By Steve Scherer and David Ljunggren
OTTAWA (Reuters) -Bank of Canada Governor Tiff Macklem on Tuesday said that no further rate hikes will be needed if, as expected, the economy stalls and inflation comes down.
The central bank over the last 11 months has lifted rates at a record pace to 4.5% to tame inflation, which was 6.3% in December, still well above the bank’s 2% target. Last month, it said it would hold off on further moves to let the effects of past increases sink in.
“If new data are broadly in line with our forecast and inflation comes down as predicted, then we won’t need to raise rates further,” Macklem said in a speech to financial analysts in Quebec City.
“Inflation is turning the corner. Monetary policy is working,” Macklem said, adding that economic growth would be “close to zero” through the third quarter of this year.
The Federal Reserve last week said it had turned a key corner in the fight against high inflation, but that “victory” would still require higher rates. Federal Reserve Chair Jerome Powell on Tuesday said it would take “quite a bit of time” to bring U.S. inflation back to the 2% target.
“The head of the Bank of Canada seems quite comfortable sitting on the sidelines even as his U.S. counterpart will be discussing the need for further monetary tightening south of the border,” Royce Mendes, head of macro strategy at Desjardins Group, said in a note.

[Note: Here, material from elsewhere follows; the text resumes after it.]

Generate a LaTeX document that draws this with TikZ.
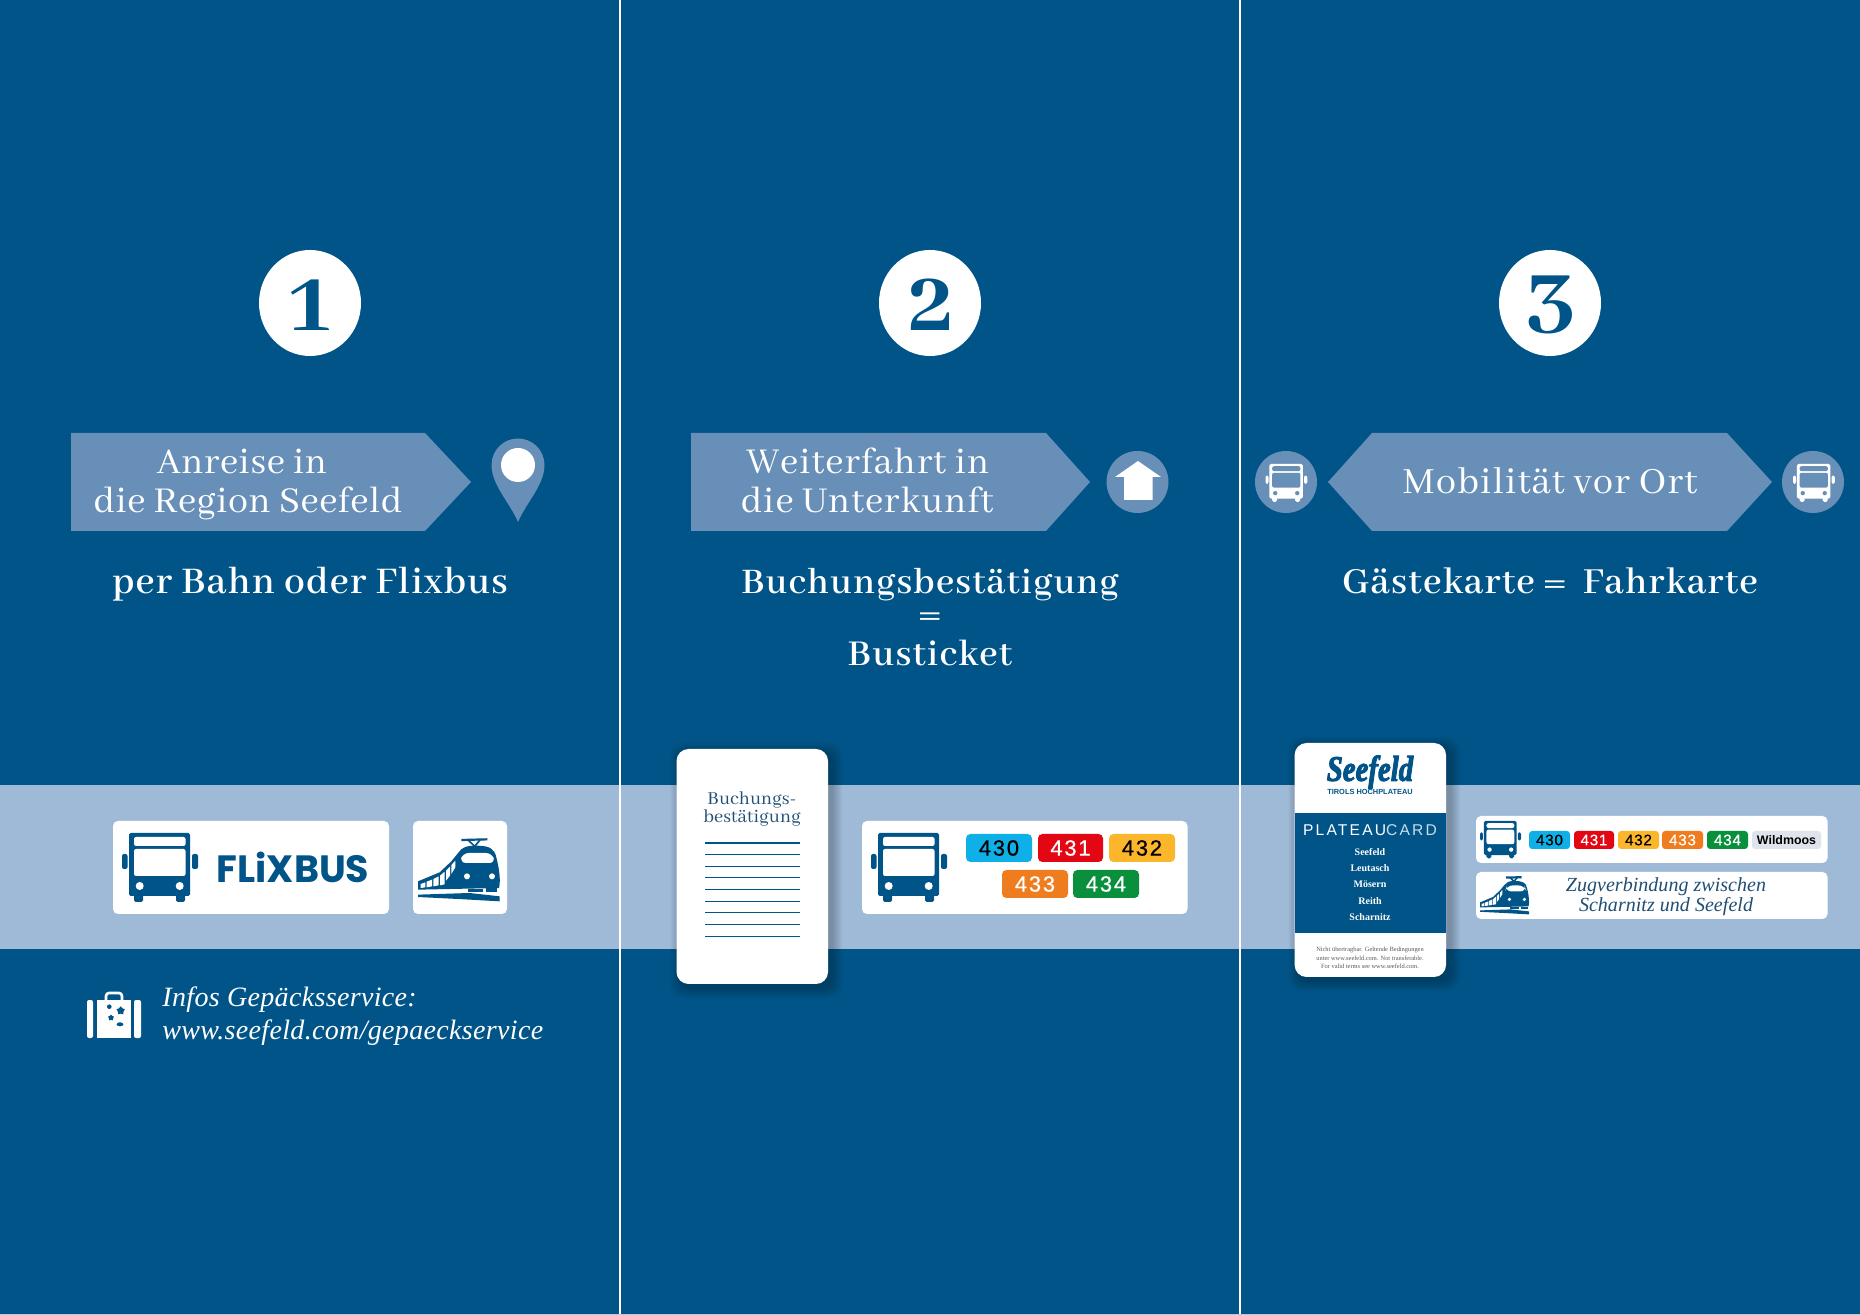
\documentclass[tikz,border=0pt]{standalone}
\usepackage{fontspec}
\usetikzlibrary{shapes.geometric}
\setmainfont{Abhaya Libre}
\newfontfamily\headfont[LetterSpace=2.6]{Abhaya Libre}
\newfontfamily\headtight[LetterSpace=1.4]{Abhaya Libre}
\newfontfamily\notefont[LetterSpace=0.5]{Abhaya Libre}
\newfontfamily\leadfont[LetterSpace=3]{Abhaya Libre SemiBold}
\newfontfamily\digitfont{Abhaya Libre ExtraBold}
\newfontfamily\itfont[LetterSpace=1.2,Ligatures=TeX]{Liberation Serif Italic}
\newfontfamily\zugfont[LetterSpace=0.2,Ligatures=TeX]{Liberation Serif Italic}
\newfontfamily\pillfont[LetterSpace=8,FakeBold=0.6]{Liberation Sans}
\newfontfamily\pillsmall[LetterSpace=5,FakeBold=0.6]{Liberation Sans}
\newfontfamily\plainsans{Liberation Sans}
\newfontfamily\pcardfont[LetterSpace=14]{Liberation Sans}
\newfontfamily\logofont{Poppins}
\newfontfamily\seefont[FakeBold=3]{Liberation Serif Bold Italic}
\newfontfamily\cardserif{Liberation Serif}
\definecolor{bgblue}{HTML}{005488}
\definecolor{bandblue}{HTML}{9FBAD7}
\definecolor{midblue}{HTML}{688FB8}
\definecolor{inkblue}{HTML}{1F4E74}
\definecolor{pCyan}{HTML}{0FB0E8}
\definecolor{pRed}{HTML}{E30613}
\definecolor{pYellow}{HTML}{FBB62B}
\definecolor{pOrange}{HTML}{EF7D1F}
\definecolor{pGreen}{HTML}{0A8F3C}
\definecolor{pGrey}{HTML}{DFE4EC}
\newcommand{\fz}[1]{\fontsize{#1}{#1}\selectfont}
\tikzset{
  x=0.5pt,y=-0.5pt,
  pics/buspic/.style n args={2}{code={
    \fill[#1,rounded corners=0.8] (7,0) rectangle (68,63);
    \fill[#1,rounded corners=0.8] (12,60) rectangle (21,69);
    \fill[#1,rounded corners=0.8] (54,60) rectangle (63,69);
    \fill[#1,rounded corners=1] (0,21) rectangle (5.5,36);
    \fill[#1,rounded corners=1] (70,21) rectangle (76,36);
    \fill[#2,rounded corners=1] (12,4) rectangle (63.5,13);
    \fill[#2,rounded corners=1] (12,16) rectangle (63.5,43);
    \fill[#2] (17.7,53) circle (4);
    \fill[#2] (57.7,53) circle (4);
  }},
  pics/trainpic/.style n args={2}{code={
    \begin{scope}[scale=0.3333]
    \draw[#1,line width=1.1pt] (130,3) -- (208,1);
    \draw[#1,line width=.8pt] (150,3) -- (170,22) -- (187,2) (170,22) -- (170,32);
    \fill[#1] (0,127) -- (0,152) -- (243,147) .. controls (248,125) and (245,95) .. (235,55)
       .. controls (230,30) and (215,20) .. (175,20) .. controls (145,20) and (132,25) .. (122,40)
       -- (100,67) -- (65,100) -- cycle;
    \fill[#2,rounded corners=3] (134,42) -- (222,42) -- (232,72) -- (126,72) -- cycle;
    \fill[#2] (8,135) -- (22,130) -- (22,145) -- (8,147) -- cycle;
    \fill[#2] (26,128) -- (42,122) -- (42,142) -- (26,145) -- cycle;
    \fill[#2] (46,120) -- (62,112) -- (62,139) -- (46,142) -- cycle;
    \fill[#2] (66,110) -- (80,98) -- (80,136) -- (66,139) -- cycle;
    \fill[#2] (84,95) -- (96,83) -- (96,110) -- (84,125) -- cycle;
    \fill[#2] (100,78) -- (112,65) -- (112,85) -- (100,105) -- cycle;
    \fill[#2] (147,112) circle (9);
    \fill[#2] (222,112) circle (9);
    \fill[#1] (150,150) rectangle (195,158);
    \fill[#1] (205,148) rectangle (238,160);
    \fill[#1] (0,167) -- (155,162) -- (245,172) -- (245,187) -- (120,180) -- (0,174) -- cycle;
    \end{scope}
  }},
  softshadow/.style={fill=black,fill opacity=0.022},
  whitebox/.style={fill=white,rounded corners=2.5pt},
  arrowbox/.style={fill=midblue},
}
\newcommand{\bigpill}[7]{%
  \fill[#6,rounded corners=2.2pt] (#2,#3) rectangle (#4,#5);
  \node[text=#7,inner sep=0,font=\pillfont\fz{11}] (#1) at ({(#2+#4)/2},{(#3+#5)/2}) {#1};}
\newcommand{\smallpill}[7]{%
  \fill[#6,rounded corners=1.6pt] (#2,#3) rectangle (#4,#5);
  \node[text=#7,inner sep=0,font=\pillsmall\fz{7.6}] (s#1) at ({(#2+#4)/2},{(#3+#5)/2}) {#1};}
\newcommand{\softcard}[5]{%
  \foreach \d in {1,2,...,10}{
    \fill[softshadow,rounded corners=#5] ({#1+4-\d},{#2+4-\d}) rectangle ({#3+4+\d},{#4+4+\d});}
  \fill[white,rounded corners=#5] (#1,#2) rectangle (#3,#4);}
\begin{document}
\begin{tikzpicture}
\useasboundingbox (0,0) rectangle (1860,1315);
\fill[bgblue] (0,0) rectangle (1860,1315);
\fill[bandblue] (0,785) rectangle (1860,949);
\draw[white,line width=.9pt] (620,0) -- (620,1315);
\draw[white,line width=.9pt] (1240,0) -- (1240,1315);
\draw[white!70!bgblue,line width=.6pt] (0,1314.5) -- (1860,1314.5);

% number circles
\foreach \cx/\dx/\n in {310/310/1,930/932/2,1550/1551/3}{
  \fill[white] (\cx,303) ellipse (51 and 53);
  \node[text=bgblue,inner sep=0,font=\digitfont\fz{48}] (num\n) at (\dx,305) {\n};
}

% column 1 header
\fill[arrowbox] (71,433) -- (425,433) -- (471,482) -- (425,531) -- (71,531) -- cycle;
\node[white,inner sep=0,anchor=base,font=\headtight\fz{20}] (t1a) at (242,474) {Anreise in};
\node[white,inner sep=0,anchor=base,font=\headtight\fz{20}] (t1b) at (248,513) {die Region Seefeld};
\fill[midblue] (518,522) .. controls (510,503) and (491.5,485) .. (491.5,465)
  arc[start angle=180,end angle=0,x radius=26.5,y radius=-26.5]
  .. controls (544.5,485) and (526,503) .. (518,522) -- cycle;
\fill[white] (518,465) circle (17);
\node[white,inner sep=0,anchor=base,font=\leadfont\fz{20.7}] (lead1) at (310,594) {per Bahn oder Flixbus};

% column 2 header
\fill[arrowbox] (691,433) -- (1046,433) -- (1090,482) -- (1046,531) -- (691,531) -- cycle;
\node[white,inner sep=0,anchor=base,font=\headfont\fz{20}] (t2a) at (868,474) {Weiterfahrt in};
\node[white,inner sep=0,anchor=base,font=\headfont\fz{20}] (t2b) at (867,513) {die Unterkunft};
\fill[midblue] (1137.5,482) circle (31);
\fill[white] (1115,477) -- (1138,461) -- (1161,477) -- (1152.7,477) -- (1152.7,500) -- (1124,500) -- (1124,477) -- cycle;
\node[white,inner sep=0,anchor=base,font=\leadfont\fz{19.8}] (lead2a) at (930,594) {Buchungsbestätigung};
\node[white,inner sep=0,font=\leadfont\fz{26}] (lead2b) at (930,621) {=};
\node[white,inner sep=0,anchor=base,font=\leadfont\fz{20}] (lead2c) at (930,666) {Busticket};

% column 3 header
\fill[arrowbox] (1328,482) -- (1372,433) -- (1727,433) -- (1772,482) -- (1727,531) -- (1372,531) -- cycle;
\node[white,inner sep=0,anchor=base,font=\headfont\fz{20.3}] (t3) at (1550,494) {Mobilität vor Ort};
\fill[midblue] (1286,482) circle (31);
\fill[midblue] (1813,482) circle (31);
\pic[scale=0.55] at (1265.5,464) {buspic={white}{midblue}};
\pic[scale=0.55] at (1793,464) {buspic={white}{midblue}};
\node[white,inner sep=0,anchor=base,font=\leadfont\fz{20.2}] (lead3) at (1550,594) {Gästekarte {\fz{26}\raisebox{-1.5pt}{=}}\, Fahrkarte};

% column 1 band
\fill[whitebox] (113,821) rectangle (389,914);
\fill[whitebox] (413,821) rectangle (507,914);
\pic at (122,833) {buspic={bgblue}{white}};
\node[text=bgblue,inner sep=0,font=\logofont\bfseries\fz{19}] (flix) at (293,867.5) {FLiXBUS};
\pic at (418,839) {trainpic={bgblue}{white}};

% suitcase
\fill[white,rounded corners=1pt] (87,1000) rectangle (93,1038);
\fill[white,rounded corners=1pt] (134,1000) rectangle (141,1038);
\fill[white] (96.5,1000) rectangle (130.5,1038);
\draw[white,line width=1.3pt,rounded corners=1.5pt] (106,1000) -- (106,993) -- (122,993) -- (122,1000);
\fill[bgblue] (109.3,1006.7) circle (2.3);
\node[star,star points=5,fill=bgblue,inner sep=0,minimum size=4.4pt] (s1) at (120.7,1010.7) {};
\node[star,star points=5,fill=bgblue,inner sep=0,minimum size=3.2pt] (s2) at (111,1017.7) {};
\fill[bgblue] (120,1024.3) ellipse (3.4 and 2);
\node[white,inner sep=0,anchor=base west,font=\itfont\fz{14}] (info1) at (162,1007) {Infos Gepäcksservice:};
\node[white,inner sep=0,anchor=base west,font=\itfont\fz{14}] (info2) at (162,1039) {www.seefeld.com/gepaeckservice};

% column 2 band
\softcard{676.5}{749}{828}{984}{6pt}
\node[text=inkblue,inner sep=0,anchor=base,font=\notefont\fz{10}] (bu1) at (752,805) {Buchungs-};
\node[text=inkblue,inner sep=0,anchor=base,font=\notefont\fz{10}] (bu2) at (752,823) {bestätigung};
\foreach \i in {0,...,8}{
  \draw[bgblue,line width=.55pt] (705,843+11.65*\i) -- (800,843+11.65*\i);
}
\fill[whitebox] (862,821) rectangle (1187.5,914);
\pic at (871,833) {buspic={bgblue}{white}};
\bigpill{430}{966}{834}{1032}{862}{pCyan}{black}
\bigpill{431}{1038}{834}{1103}{862}{pRed}{white}
\bigpill{432}{1109}{834}{1175}{862}{pYellow}{black}
\bigpill{433}{1002}{870}{1068}{898}{pOrange}{white}
\bigpill{434}{1073}{870}{1139}{898}{pGreen}{white}

% column 3 band
\softcard{1294.6}{743}{1446}{977}{6pt}
\fill[bgblue] (1294.6,813) rectangle (1446,933);
\node[text=bgblue,inner sep=0,font=\seefont\fz{18}] (logo) at (1370,772) {\scalebox{.8}[1]{Seefeld}};
\node[text=bgblue,inner sep=0,font=\plainsans\bfseries\fz{3.7}] (tirol) at (1370,792) {TIROLS HOCHPLATEAU};
\node[white,inner sep=0,font=\pcardfont\fz{7.8}] (pcard) at (1370,830) {PLATEAU\textcolor{white!80!bgblue}{CARD}};
\foreach \nm/\yy/\k in {Seefeld/852/a,Leutasch/868/b,Mösern/884/c,Reith/900.7/d,Scharnitz/916.7/e}{
  \node[white,inner sep=0,font=\cardserif\bfseries\fz{5}] (ort\k) at (1370,\yy) {\nm};
}
\node[text=black!65,inner sep=0,font=\cardserif\fz{3.2}] (fine1) at (1370,950) {Nicht übertragbar. Geltende Bedingungen};
\node[text=black!65,inner sep=0,font=\cardserif\fz{3.2}] (fine2) at (1370,958) {unter www.seefeld.com. Not transferable.};
\node[text=black!65,inner sep=0,font=\cardserif\fz{3.2}] (fine3) at (1370,966) {For valid terms see www.seefeld.com.};
\fill[whitebox] (1476,816) rectangle (1827.5,863);
\fill[whitebox] (1476,872) rectangle (1827.5,919);
\pic[scale=0.54] at (1480,821) {buspic={bgblue}{white}};
\smallpill{430}{1529}{831}{1570}{849}{pCyan}{black}
\smallpill{431}{1574}{831}{1614}{849}{pRed}{white}
\smallpill{432}{1618}{831}{1659}{849}{pYellow}{black}
\smallpill{433}{1662}{831}{1703}{849}{pOrange}{white}
\smallpill{434}{1707}{831}{1748}{849}{pGreen}{white}
\fill[pGrey,rounded corners=1.5pt] (1752,831) rectangle (1821,849);
\node[text=black,inner sep=0,font=\plainsans\fz{6.2}] (wild) at (1786.5,840) {\textbf{Wildmoos}};
\pic[scale=0.6] at (1480,877) {trainpic={bgblue}{white}};
\node[text=inkblue,inner sep=0,anchor=base,font=\zugfont\fz{10}] (zug1) at (1666,892) {Zugverbindung zwischen};
\node[text=inkblue,inner sep=0,anchor=base,font=\zugfont\fz{10}] (zug2) at (1666,912) {Scharnitz und Seefeld};
\end{tikzpicture}
\end{document}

The Canadian dollar was trading nearly unchanged at 1.3445 per greenback, or 74.38 U.S. cents, in choppy trading after the speech by Macklem and comments by Powell.
On Monday, a median of market participants surveyed by the central bank forecast that borrowing costs would come down by half a percentage point by the end of this year, and would fall further next year.
When asked by reporters about the survey, Macklem reiterated that it was “really far too early to be thinking about cutting rates. … We are pausing interest rate hikes to assess whether we’ve raised interest rates enough.”
In his prepared remarks Macklem said, “We are prepared to raise interest rates further.” But the overall tone was more dovish than his comments following last month’s rate hike, when he told Reuters he wasn’t even thinking about a cut.
“We need to pause rate hikes before we slow the economy and inflation too much,” he said in his speech.